Over the past couple of years, there has been a rise of eating disorders around the world. However, this increase isn’t gender-specific. You wouldn’t think it, but men can also be affected by eating disorders such as anorexia. One of the problems surrounding it is that people don’t like to talk about it, which contributes to the negative stigma towards those who are affected. So here is a look at what is contributing to this.
What is contributing to the rise of male anorexia?
Like young women, young men are bombarded with images of physically perfect men. Whether through ads or action figures, boys and men make comparisons to these images and find that they are lacking. This leads some of them to go on unhealthy dieting regimes as well as exercise to the extreme – which makes them vulnerable to anorexia.
Why are there still barriers when it comes to seeking treatment?
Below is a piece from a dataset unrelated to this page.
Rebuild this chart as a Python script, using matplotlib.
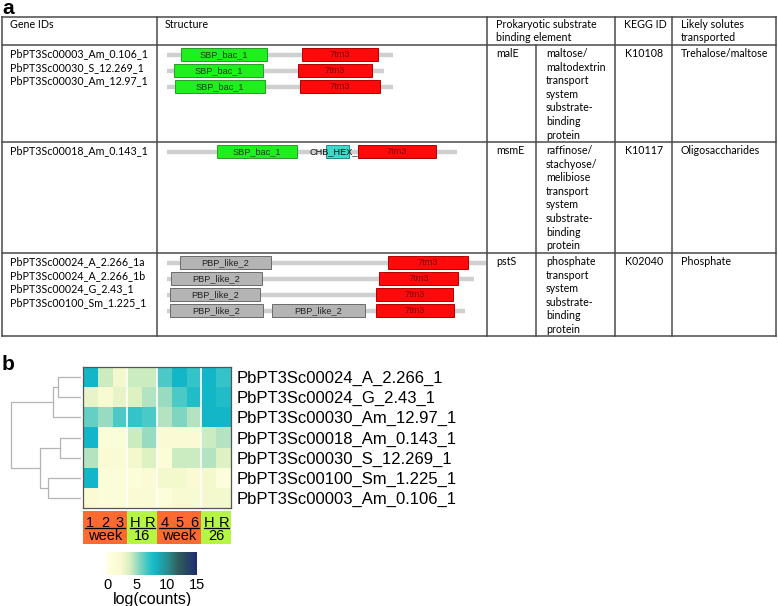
import numpy as np
import matplotlib

matplotlib.use("Agg")
import matplotlib.pyplot as plt  # noqa: E402
from matplotlib.colors import LinearSegmentedColormap  # noqa: E402
from matplotlib.patches import Rectangle  # noqa: E402

W, H = 778, 606
TABLE_FONT = ["Lato", "DejaVu Sans"]
ARIAL = ["Liberation Sans", "DejaVu Sans"]

# ---------------- panel a: table data ----------------
HEADERS = ["Gene IDs", "Structure", "Prokaryotic substrate\nbinding element",
           "KEGG ID", "Likely solutes\ntransported"]
ROW_GENES = [
    ["PbPT3Sc00003_Am_0.106_1", "PbPT3Sc00030_S_12.269_1", "PbPT3Sc00030_Am_12.97_1"],
    ["PbPT3Sc00018_Am_0.143_1"],
    ["PbPT3Sc00024_A_2.266_1a", "PbPT3Sc00024_A_2.266_1b",
     "PbPT3Sc00024_G_2.43_1", "PbPT3Sc00100_Sm_1.225_1"],
]
ROW_ELEMENT = ["malE", "msmE", "pstS"]
ROW_DESC = [
    ["maltose/", "maltodextrin", "transport", "system", "substrate-", "binding", "protein"],
    ["raffinose/", "stachyose/", "melibiose", "transport", "system", "substrate-",
     "binding", "protein"],
    ["phosphate", "transport", "system", "substrate-", "binding", "protein"],
]
ROW_KEGG = ["K10108", "K10117", "K02040"]
ROW_SOLUTES = ["Trehalose/maltose", "Oligosaccharides", "Phosphate"]

# protein length and domains (name, start, end) for each gene, per table row
PROT_LEN = [[678, 651, 678], [870], [957, 921, 858, 894]]
DOMAINS = [
    [[("SBP_bac_1", 42, 300), ("7tm3", 405, 633)],
     [("SBP_bac_1", 21, 288), ("7tm3", 393, 615)],
     [("SBP_bac_1", 24, 294), ("7tm3", 399, 639)]],
    [[("SBP_bac_1", 150, 390), ("CHB_HEX_C", 477, 546), ("7tm3", 573, 807)]],
    [[("PBP_like_2", 39, 312), ("7tm3", 663, 903)],
     [("PBP_like_2", 12, 285), ("7tm3", 636, 873)],
     [("PBP_like_2", 9, 279), ("7tm3", 627, 858)],
     [("PBP_like_2", 9, 288), ("PBP_like_2", 315, 594), ("7tm3", 627, 861)]],
]
DOMAIN_STYLE = {
    "SBP_bac_1": ("#1ef01e", "#2a9a2a", "#1a3a1a", 2),
    "7tm3": ("#ff0a0a", "#b00000", "#7a0000", 4),
    "PBP_like_2": ("#b4b4b4", "#6a6a6a", "#222222", 2),
    "CHB_HEX_C": ("#40d8c8", "#2a8a8a", "#111111", 2),
}

# ---------------- panel b: heatmap data ----------------
HM_GENES = ["PbPT3Sc00024_A_2.266_1", "PbPT3Sc00024_G_2.43_1", "PbPT3Sc00030_Am_12.97_1",
            "PbPT3Sc00018_Am_0.143_1", "PbPT3Sc00030_S_12.269_1", "PbPT3Sc00100_Sm_1.225_1",
            "PbPT3Sc00003_Am_0.106_1"]
SAMPLES = ["1", "2", "3", "H", "R", "4", "5", "6", "H", "R"]
GROUPS = ["week", "16", "week", "26"]
GROUP_SIZE = [3, 2, 3, 2]
GROUP_COLOR = ["#ff6a30", "#b4f545", "#ff6a30", "#b4f545"]
LOG_COUNTS = np.array([
    [8.0, 4.0, 2.5, 4.0, 4.0, 6.5, 8.0, 7.0, 8.0, 7.0],
    [3.0, 2.0, 3.0, 3.5, 4.5, 5.0, 6.5, 7.5, 8.0, 7.5],
    [6.0, 5.0, 6.5, 7.0, 6.5, 4.5, 5.5, 4.5, 8.0, 8.0],
    [8.0, 1.0, 1.0, 4.0, 5.0, 1.5, 1.5, 1.5, 4.0, 4.5],
    [4.5, 1.5, 1.5, 2.5, 3.5, 1.0, 4.0, 4.0, 4.5, 3.5],
    [8.0, 1.0, 1.0, 1.0, 1.5, 2.5, 2.5, 1.5, 2.5, 0.8],
    [1.5, 1.0, 1.0, 1.5, 1.5, 0.5, 2.0, 2.0, 2.5, 2.5],
])
# row dendrogram, scipy-like: clusters >= 7 are earlier merges
LINK_A = [0, 3, 5, 7, 8, 10]
LINK_B = [1, 4, 6, 2, 9, 11]
LINK_H = [23, 21, 33, 28, 41, 70]

CMAP = LinearSegmentedColormap.from_list(
    "lc", [(0.0, "#ffffe0"), (0.15, "#f8fad0"), (0.25, "#d8efc0"), (0.35, "#8cd8c0"),
           (0.45, "#3cc6c8"), (0.53, "#12b8c8"), (0.68, "#2a8a8c"), (0.8, "#2f5c5a"),
           (1.0, "#1f2c70")])


def px_axes(fig, x0, y0, x1, y1):
    return fig.add_axes([x0 / W, 1 - y1 / H, (x1 - x0) / W, (y1 - y0) / H])


fig = plt.figure(figsize=(W / 100, H / 100), dpi=100)
ax = px_axes(fig, 0, 0, W, H)
ax.set_xlim(0, W)
ax.set_ylim(H, 0)
ax.axis("off")

# --- table grid ---
col_x = [2, 157, 487, 615, 672, 776]
row_y = [17, 45, 142, 253, 336]
lc = "#4a4a4a"
for y in row_y:
    ax.plot([col_x[0], col_x[-1]], [y, y], color=lc, lw=1.1)
for x in col_x:
    ax.plot([x, x], [row_y[0], row_y[-1]], color=lc, lw=1.1)
ax.plot([536, 536], [row_y[1], row_y[-1]], color=lc, lw=1.1)

fs = 7.7
lh = 13.6
head_x = [10, 165, 496, 624, 681]
for x, t in zip(head_x, HEADERS):
    for j, line in enumerate(t.split("\n")):
        ax.text(x, 24 + j * lh, line, fontsize=fs, family=TABLE_FONT, va="center")

for r in range(3):
    top = row_y[r + 1] + 8.5
    for j, g in enumerate(ROW_GENES[r]):
        ax.text(10, top + j * lh, g, fontsize=fs, family=TABLE_FONT, va="center")
    ax.text(496, top, ROW_ELEMENT[r], fontsize=fs, family=TABLE_FONT, va="center")
    for j, d in enumerate(ROW_DESC[r]):
        ax.text(546, top + j * lh, d, fontsize=fs, family=TABLE_FONT, va="center")
    ax.text(625, top, ROW_KEGG[r], fontsize=fs, family=TABLE_FONT, va="center")
    ax.text(681, top, ROW_SOLUTES[r], fontsize=fs, family=TABLE_FONT, va="center")

# --- domain structures ---
sax = px_axes(fig, 157, 45, 487, 336)
sax.set_xlim(-30, 960)
sax.set_ylim(336, 45)
sax.axis("off")
box_h = 12.5
for r in range(3):
    for j, (plen, doms) in enumerate(zip(PROT_LEN[r], DOMAINS[r])):
        yc = row_y[r + 1] + 9.5 + j * 16
        sax.plot([0, plen], [yc, yc], color="#cfcfcf", lw=3.2, solid_capstyle="butt", zorder=1)
        for name, s, e in doms:
            fc, ec, tc, z = DOMAIN_STYLE[name]
            sax.add_patch(Rectangle((s, yc - box_h / 2), e - s, box_h, facecolor=fc,
                                    edgecolor=ec, lw=0.7, zorder=z))
            sax.text((s + e) / 2, yc, name, fontsize=6.6, family=ARIAL, color=tc,
                     ha="center", va="center", zorder=z + 1)

ax.text(2, 8, "a", fontsize=15, fontweight="bold", family=ARIAL, va="center")
ax.text(2, 365, "b", fontsize=15, fontweight="bold", family=ARIAL, va="center")

# --- heatmap ---
hax = px_axes(fig, 83, 367, 231, 508)
im = hax.imshow(LOG_COUNTS, cmap=CMAP, vmin=0, vmax=15, aspect="auto",
                interpolation="nearest")
for b in np.cumsum(GROUP_SIZE)[:-1]:
    hax.axvline(b - 0.5, color="white", lw=1.2)
hax.set_xticks([])
hax.yaxis.tick_right()
hax.set_yticks(range(len(HM_GENES)))
hax.set_yticklabels(HM_GENES, fontsize=12, family=ARIAL)
hax.tick_params(axis="y", length=0, pad=4)
for sp in hax.spines.values():
    sp.set_color("#555555")
    sp.set_linewidth(0.9)

# --- dendrogram ---
dax = px_axes(fig, 8, 367, 81, 508)
dax.set_ylim(len(HM_GENES) - 0.5, -0.5)
dax.set_xlim(-73, 0)
dax.axis("off")
ypos = {i: float(i) for i in range(len(HM_GENES))}
hgt = {i: 0.0 for i in range(len(HM_GENES))}
for k, (a, b, h) in enumerate(zip(LINK_A, LINK_B, LINK_H)):
    dax.plot([-hgt[a], -h, -h, -hgt[b]], [ypos[a], ypos[a], ypos[b], ypos[b]],
             color="#b4b4b4", lw=0.9)
    ypos[len(HM_GENES) + k] = (ypos[a] + ypos[b]) / 2
    hgt[len(HM_GENES) + k] = h

# --- column annotation ---
aax = px_axes(fig, 83, 511, 231, 544)
aax.set_xlim(-0.5, len(SAMPLES) - 0.5)
aax.set_ylim(1, 0)
aax.axis("off")
col_colors = np.repeat(GROUP_COLOR, GROUP_SIZE)
aax.bar(range(len(SAMPLES)), 1, width=1.0, bottom=0, color=col_colors, align="center")
for i, s in enumerate(SAMPLES):
    aax.text(i, 0.36, s, fontsize=10.5, family=ARIAL, ha="center", va="center")
start = 0
for g, n in zip(GROUPS, GROUP_SIZE):
    aax.plot([start - 0.35, start + n - 0.65], [0.53, 0.53], color="black", lw=0.9)
    aax.text(start + (n - 1) / 2, 0.77, g, fontsize=10.5, family=ARIAL, ha="center", va="center")
    start += n

# --- colorbar ---
cax = px_axes(fig, 107, 552, 197, 575)
cb = fig.colorbar(im, cax=cax, orientation="horizontal", ticks=[0, 5, 10, 15])
cb.outline.set_visible(False)
cax.tick_params(length=0, labelsize=10.5, pad=2)
for t in cax.get_xticklabels():
    t.set_family(ARIAL)
cb.set_label("log(counts)", fontsize=11.5, family=ARIAL, labelpad=0)

fig.savefig("out.png", dpi=100)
Gender is actually not a relevant factor when it comes to eating disorders as it affects people of all gender identities. However, there is still a stigma that is associated with coming forward as a man with an eating disorder. When it comes to eating disorders, men don’t get as much attention as they would if they were seeking treatment for mental illnesses such as depression and substance abuse.
The gender bias that is attached to eating disorders creates barriers around recognising the symptoms by the health practitioners and in the sufferers. Physicians don’t seem to be aware that there are gender-specific differences in eating disorders, making it difficult to calculate the actual rates of anorexia in men.
Since it is mainly seen as a “female problem,” men also feel discouraged in seeking treatment. The idea of the “masculine” man (as emotionally repressed and physically strong), clashes with the female characteristics attributed to people with eating disorders.
Do South African men face the same stigma and barriers?
When it comes to South African men, they face a double-stigma. There is a misconception that eating disorders cannot affect males and there are also myths that eating disorders only occur in Western populations.
In a 2005 study which looked at South African males getting eating disorder treatment, as many as 76% (most of whom were of upper socioeconomic status) were diagnosed with anorexia nervosa. The study also indicated that only 16% of males with eating disorders actually went to seek treatment.
What can be done to address this?
It is a fact that men, even South African men, can have anorexia. The overall lack of knowledge and awareness results in a reluctance to seek help. If any changes are to be made on how male anorexia is viewed, we need to raise awareness of it and understand the role of society in promoting these negative gender biases.
To do this we need to talk about it with our friends and family members, discuss how it affects people and what myths surround it. This way we can begin to make it alright for men to come forward and seek treatment.